Ancora un pastiche.
Il cinema di Arnaud Desplechin continua a sfuggire alla piena catalogazione: da I re e la regina a Racconto di Natale e Roubaix, una luce (passando per tappe intermedie quali I miei giorni più belli e I fantasmi d’Ismael) nel corpus del regista francese è tutto un annoverare temi ricorrenti e sciorinare rime improprie che, all’interno dell’intellettualismo vitalistico dell’autore, si rincorrono e non sembrano mai del tutto gli stessi. È verosimile che, con la trasposizione del romanzo di Philip Roth (ammesso si possa definirlo in questo modo: ma la materia è senza dubbio romanzesca), Desplechin sia ad un punto d’arrivo della sua poetica. Eppure non ci sentiremmo di giurarlo e non ci stupiremmo se il suo nuovo progetto già in rampa di lancio (Frère et Sœur, storia di un’attrice e di un poeta di successo con Melvil Poupaud e Marion Cotillard, sarà in competizione all’imminente Festival di Cannes) si rivelasse l’ulteriore tassello di un rompicapo che si è fatto via via più indecifrabile, ma rimane sfizioso e stimolante, forse senza veri paragoni nel cinema d’oggi.
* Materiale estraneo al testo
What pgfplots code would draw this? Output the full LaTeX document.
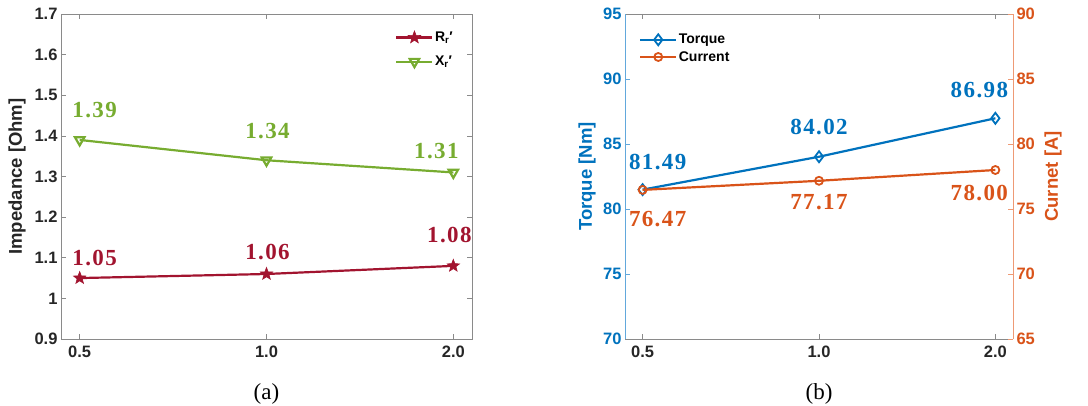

Ma se da una parte abbiamo un filmmaker impervio, dall’altra c’è in questa circostanza uno scrittore arduo da filmare: e i falliti adattamenti di Pastorale americana (da parte di Ewan McGregor) e di La macchia umana (a cura di Robert Benton), ma anche del tardo The Humbling (opera di Barry Levinson), stanno lì a dimostrarlo (1). Insomma, l’operazione Tromperie prometteva bene e male allo stesso tempo, tanto più che il libro di partenza, Deception (Inganno), pubblicato nel 1990, è un’aperta sfida anche al lettore con i suoi magmatici, torrenziali e ricercati dialoghi su sentimento, coppia, sesso, letteratura. E l’immancabile spruzzata di ebraismo che in Roth tutto condisce e innerva.
Di suo, Desplechin ci mette una divisione in capitoli assente nel romanzo e l’eleganza della regia, a volte invisibile a volte più esplicita. Come nello split screen iniziale, che è già epitome di una scissione che prosegue per tutto il film e diventa palese nel segmento con la moglie, con Philip che si arrabatta a discutere sulla consistenza di un fantasma: donna reale, donna vagheggiata, donna come idea platonica da cui far discendere e in cui far annegare le contraddizioni interiori di un uomo che non sa quale barbaglio seguire. “Se scrivo autobiografia dicono che faccio letteratura; se scrivo letteratura dicono che faccio autobiografia”: il groviglio non si può sciogliere, e dunque certamente non può essere sciolto da chi guarda (e nulla ci impedisce di considerare tutto come un sogno di Philip: proprio come avviene nella sapida sequenza del processo incentrato sui suoi libri e in particolare su La mia vita di uomo (da Roth pubblicato nel 1974), acutamente anticipata dal dialogo su Kafka – lo scrittore praghese è visibile anche in un ritratto nella stanza del protagonista – con l’ex studentessa interpretata da Rebecca Marder).
Ennesimo pastiche in cui è possibile tanto assaporare la libertà dell’arte quanto riconoscerne la distanza dalla vita proprio mentre la prima è impregnata della seconda in un modo tanto profondo che non si sa come farne a meno, Tromperie tiene soprattutto a rammentarci la nostra fragilità di fronte alla verità. E se è possibile che non ci riconosciamo, che non ci scorgiamo ritratti, qualcosa ugualmente rimane che ha a che fare e che risuona con noi. Tornano in mente Bergman e le sue Scene da un Matrimonio, quando Erland Josephson per le proprie ambizioni letterarie trovava più conforto in una collega che nella moglie. Ma tutto è in una dimensione più pensosa, aperta, riflessiva e difficile (le sequenze con la Devos) e talora anche giocosa, come accade nel miglior Roth (oltre allo scontro con lo scrittore ceco, si pensi al momento in cui Philip rifiuta di dare il nome dell’alter ego Nathan Zuckerman al suo “personaggio” nel taccuino). Forse questa libertà di registri e compiacimenti può disorientare e stancare. Ma come è costretta a confessare la musa Léa Seydoux, alla fine di questa recita è tutto “così tenero”. Miglior prova di come il film sia intimamente rothiano, credo non ce ne possa essere.
(1) Non ho visto Lezioni d’amore (2008), con Penelope Cruz, tratto dal magnifico L’animale morente: ma concedetemi un pizzico di scetticismo.